By taking the X-Men into the cosmic realm, already the franchise can differentiate itself from the competition. Granted, it would appear that both Justice League and Avengers: Infinity War will look to the heavens with films about the New Gods and Thanos, respectively. However, both conceits would appear to tread similar ground to so many other superhero movies: a big blue or purple bastard tries to destroy Earth and the superheroes must join forces to stop the destruction porn that follows.

We already are seeing the law of diminishing returns from that familiar comic book formula, but several films in the X-universe now set in space involving morally ambiguous, warring dynasties, multiple races of aliens, and the superheroes battling on the moon would be the striking contrast Apocalypse lacked. And it would build not toward a big bad guy coming from a Jack Kirby hellscape to destroy Earth, but rather it’d lead to a war within the X-Men’s own ranks.

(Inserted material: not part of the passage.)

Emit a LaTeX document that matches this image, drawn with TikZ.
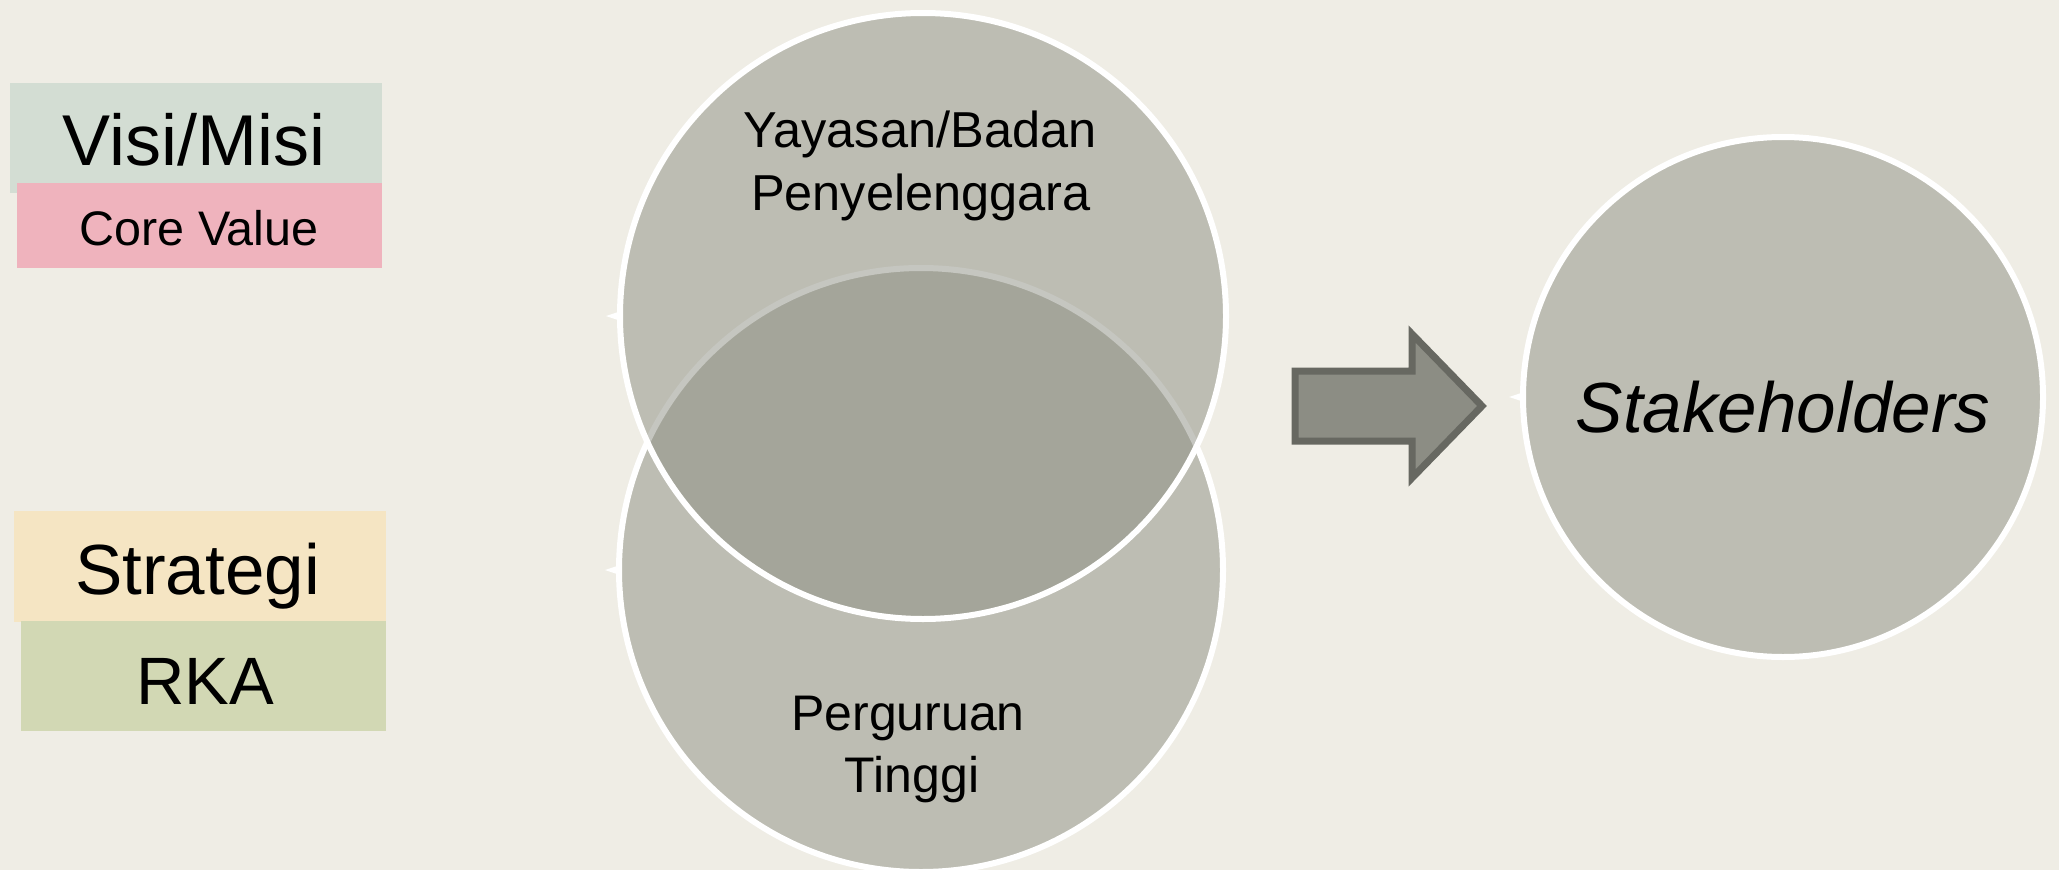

The ending film of such a saga would need to be about the X-Men facing the fact that Jean Grey has been corrupted by a force that would consume her soul in fire, as well as possibly the whole galaxy. By internalizing the struggle for our ostensible good guys, it would be more The Exorcist than Independence Day, intrinsically lending the material a higher caliber of storytelling, just as the James Cameron-inspired Future Past trumps the Roland Emmerich-looking Apocalypse.

This advantageous changing of priorities would allow the franchise to shed names who may not want to return while spotlighting the younger cast that worked so well. In a way, X-Men: Apocalypse was one last ride in the franchise’s original form. If Fox wants to seriously continue it, the answer will not be a glimpse into the past, but to evolve with an eye toward the future… and the stars.